In both France and Germany, however, the dynamic
between movement and party is less about government and
more about strategies for survival. With its share of
the vote down to 3.2 percent in 2002, the PCF risked
extinction. For those in the PCF whose goal was to
change society in their own lifetimes rather than
maintain a dying political machine, the only hope was
to put their remaining resources at the disposal of
those movements resisting France’s version of
neoliberalism. The innovators inside the party threw
themselves into the campaign against the EU
Constitution, where a strong grassroots movement joined
them with even such traditional enemies as the
Trotskyist Revolutionary Communist League. But the
momentum of last year’s referendum victory will not be
enough to overcome the deeply rooted sectarianism
already re-emerging as the minds of the party loyalists
turn to the presidential elections of 2007. Both left
parties are reluctant to sacrifice the main opportunity
on the French political calendar to promote their brand
image in favor of a common candidate for the whole of
the "alternative left." But the latest mass resistance
is already breathing stronger life into the coalitions
of the left, which were formed under different names
across France during the fight for a European "No."

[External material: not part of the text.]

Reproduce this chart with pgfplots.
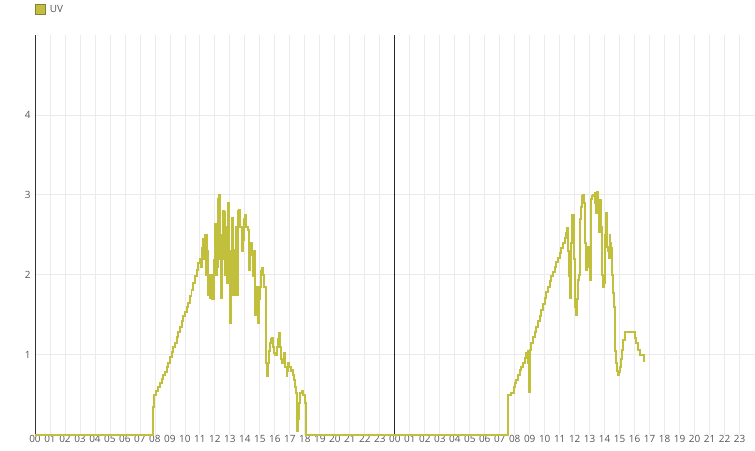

In France (and Germany too) the conservative
institutions that movement activists, including many
party members, have to outflank are those of the
parties of the left. In Germany the crisis of politics
following unification has presented the anti-
globalization movement and the anti-neoliberal trade
unions with a political opportunity for a radical
political voice but also with a tough challenge. The
Linkspartei is to some extent a very precarious
marriage of convenience: The PDS, though popular in the
east, faced a slow death as long as it remained in its
eastern ghetto lacking any representation in the
Bundestag. Meanwhile, in the western part of the
country, a significant group of regional trade union
leaders and engaged intellectuals led by former
economics minister Oskar Lafontaine split from the
Social Democratic Party to form the Election
Alternative for Employment and Social Justice. They
came together initially as an electoral alliance and
surprised themselves by winning 8.7 percent of the vote
and fifty-four seats in the Bundestag in last year’s
elections.

The leaders of the Linkspartei talk the talk of working
with the movements, but I doubt if many of their
leaders would really accept the proposition that they
are just "one actor among many." There is, however, a
significant minority who have been genuinely influenced
by their involvement in the new movements, including
the networks that are spreading through the European
Social Forum. They complain of the overly "managerial"
approach of the party leadership, who patronize the
movements and curb open discussion and autonomous
initiatives inside the party.

The strategy of opening parties and political
institutions to social movements seeks to release new
and powerful forces for political change. Three current
trends support it: First, the continuing, though
fragmented, resistance to various aspects of
neoliberalism, whether privatization, deregulation,
bureaucratically imposed development plans or war.
Second, the failure of sclerotic and often corrupt
political institutions to represent or debate this
widespread popular feeling adequately. Third, the
European context itself, which produces a rich cross-
fertilization of ideas and political cultures. Who
knows, someday it might even shake the institutions of
the British establishment. Indeed, with the Scottish
Socialist Party now eight years old—with six seats in
the Scottish Parliament and strong roots in Scotland’s
radical movements—the politics of pluralist
transformation already has a foothold even here in
Britain.

Hilary Wainwright’s most recent book is Reclaim the
State: Experiments in Popular Democracy (Verso).

Moderator’s Note: This was posted March 23, 2006,
prior to the recent elections in Italy.